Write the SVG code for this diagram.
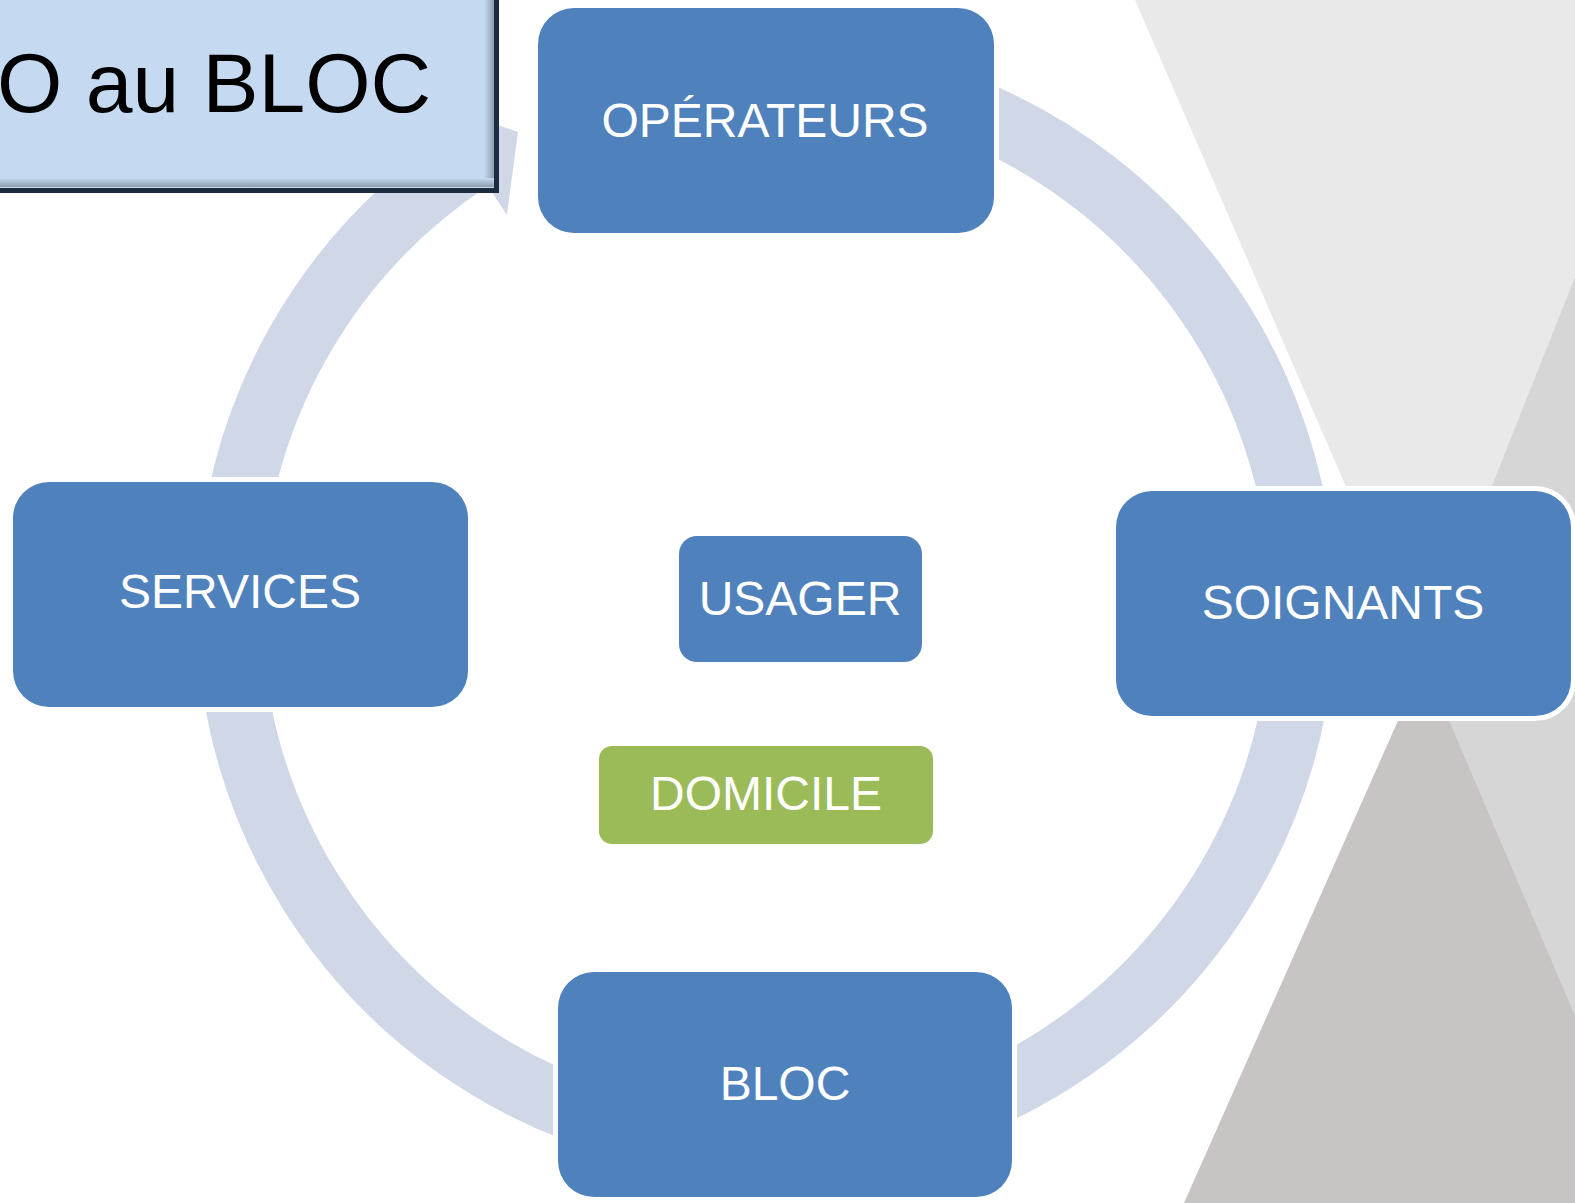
<svg xmlns="http://www.w3.org/2000/svg" width="1575" height="1203" viewBox="0 0 1575 1203">
  <style>
    .node { fill: #4F81BD; stroke: #FFFFFF; stroke-width: 10; paint-order: stroke; }
    .inner { fill: #4F81BD; }
    .green { fill: #9BBB59; }
    .lbl { font-family: "Liberation Sans", Arial, sans-serif; font-size: 48px; fill: #FFFFFF; text-anchor: middle; }
    .title { font-family: "Liberation Sans", Arial, sans-serif; font-size: 84px; fill: #000000; }
    .ring { fill: none; stroke: #D0D8E8; stroke-width: 65; stroke-linecap: butt; }
  </style>
  <defs>
    <linearGradient id="bevR" x1="0" y1="0" x2="1" y2="0">
      <stop offset="0" stop-color="#C5DAF1"/>
      <stop offset="1" stop-color="#8E9DB0"/>
    </linearGradient>
    <linearGradient id="bevB" x1="0" y1="0" x2="0" y2="1">
      <stop offset="0" stop-color="#C5DAF1"/>
      <stop offset="1" stop-color="#8E9DB0"/>
    </linearGradient>
  </defs>
  <rect x="0" y="0" width="1575" height="1203" fill="#FFFFFF"/>
  <g id="background">
    <polygon points="1575,0 1575,1203 1422,662" fill="#D7D6D6"/>
    <polygon points="1135,0 1685,0 1422,662" fill="#EAE9EA"/>
    <polygon points="1424,662 1184,1203 1655,1203" fill="#C9C4C4"/>
  </g>
  <g id="connectors">
    <path class="ring" d="M 582.3 102.4 A 537 537 0 1 1 470.0 158.9"/>
    <polygon points="433.1,103 518,132 506.9,214.8" fill="#D0D8E8"/>
  </g>
  <g id="node-operateurs">
    <rect class="node" x="538" y="8" width="456" height="225" rx="36" ry="36"/>
    <text class="lbl" x="765" y="137">OPÉRATEURS</text>
  </g>
  <g id="node-soignants">
    <rect class="node" x="1116" y="491" width="455" height="225" rx="36" ry="36"/>
    <text class="lbl" x="1343" y="619">SOIGNANTS</text>
  </g>
  <g id="node-bloc">
    <rect class="node" x="558" y="972" width="454" height="225" rx="36" ry="36"/>
    <text class="lbl" x="785" y="1100">BLOC</text>
  </g>
  <g id="node-services">
    <rect class="node" x="13" y="482" width="455" height="225" rx="36" ry="36"/>
    <text class="lbl" x="240" y="608">SERVICES</text>
  </g>
  <g id="node-usager">
    <rect class="inner" x="679" y="536" width="243" height="126" rx="18" ry="18"/>
    <text class="lbl" x="800" y="615">USAGER</text>
  </g>
  <g id="node-domicile">
    <rect class="green" x="599" y="746" width="334" height="98" rx="13" ry="13"/>
    <text class="lbl" x="766" y="810">DOMICILE</text>
  </g>
  <g id="title">
    <rect x="-20" y="-20" width="516.5" height="210.5" fill="#C5DAF1"/>
    <rect x="484" y="-20" width="10" height="206" fill="url(#bevR)"/>
    <rect x="-20" y="178" width="514" height="9" fill="url(#bevB)"/>
    <rect x="-20" y="-20" width="516.5" height="210.5" fill="none" stroke="#1C2B40" stroke-width="5"/>
    <text class="title" x="-3" y="112">O au BLOC</text>
  </g>
</svg>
====
### GOAL OF THE EXERCISE
Without including any pictures, reproduce the listing exactly.

### EXPECTED OUTPUT
Write the SVG code for this diagram.
<svg xmlns="http://www.w3.org/2000/svg" width="1575" height="1203" viewBox="0 0 1575 1203">
  <style>
    .node { fill: #4F81BD; stroke: #FFFFFF; stroke-width: 10; paint-order: stroke; }
    .inner { fill: #4F81BD; }
    .green { fill: #9BBB59; }
    .lbl { font-family: "Liberation Sans", Arial, sans-serif; font-size: 48px; fill: #FFFFFF; text-anchor: middle; }
    .title { font-family: "Liberation Sans", Arial, sans-serif; font-size: 84px; fill: #000000; }
    .ring { fill: none; stroke: #D0D8E8; stroke-width: 65; stroke-linecap: butt; }
  </style>
  <defs>
    <linearGradient id="bevR" x1="0" y1="0" x2="1" y2="0">
      <stop offset="0" stop-color="#C5DAF1"/>
      <stop offset="1" stop-color="#8E9DB0"/>
    </linearGradient>
    <linearGradient id="bevB" x1="0" y1="0" x2="0" y2="1">
      <stop offset="0" stop-color="#C5DAF1"/>
      <stop offset="1" stop-color="#8E9DB0"/>
    </linearGradient>
  </defs>
  <rect x="0" y="0" width="1575" height="1203" fill="#FFFFFF"/>
  <g id="background">
    <polygon points="1575,0 1575,1203 1422,662" fill="#D7D6D6"/>
    <polygon points="1135,0 1685,0 1422,662" fill="#EAE9EA"/>
    <polygon points="1424,662 1184,1203 1655,1203" fill="#C9C4C4"/>
  </g>
  <g id="connectors">
    <path class="ring" d="M 582.3 102.4 A 537 537 0 1 1 470.0 158.9"/>
    <polygon points="433.1,103 518,132 506.9,214.8" fill="#D0D8E8"/>
  </g>
  <g id="node-operateurs">
    <rect class="node" x="538" y="8" width="456" height="225" rx="36" ry="36"/>
    <text class="lbl" x="765" y="137">OPÉRATEURS</text>
  </g>
  <g id="node-soignants">
    <rect class="node" x="1116" y="491" width="455" height="225" rx="36" ry="36"/>
    <text class="lbl" x="1343" y="619">SOIGNANTS</text>
  </g>
  <g id="node-bloc">
    <rect class="node" x="558" y="972" width="454" height="225" rx="36" ry="36"/>
    <text class="lbl" x="785" y="1100">BLOC</text>
  </g>
  <g id="node-services">
    <rect class="node" x="13" y="482" width="455" height="225" rx="36" ry="36"/>
    <text class="lbl" x="240" y="608">SERVICES</text>
  </g>
  <g id="node-usager">
    <rect class="inner" x="679" y="536" width="243" height="126" rx="18" ry="18"/>
    <text class="lbl" x="800" y="615">USAGER</text>
  </g>
  <g id="node-domicile">
    <rect class="green" x="599" y="746" width="334" height="98" rx="13" ry="13"/>
    <text class="lbl" x="766" y="810">DOMICILE</text>
  </g>
  <g id="title">
    <rect x="-20" y="-20" width="516.5" height="210.5" fill="#C5DAF1"/>
    <rect x="484" y="-20" width="10" height="206" fill="url(#bevR)"/>
    <rect x="-20" y="178" width="514" height="9" fill="url(#bevB)"/>
    <rect x="-20" y="-20" width="516.5" height="210.5" fill="none" stroke="#1C2B40" stroke-width="5"/>
    <text class="title" x="-3" y="112">O au BLOC</text>
  </g>
</svg>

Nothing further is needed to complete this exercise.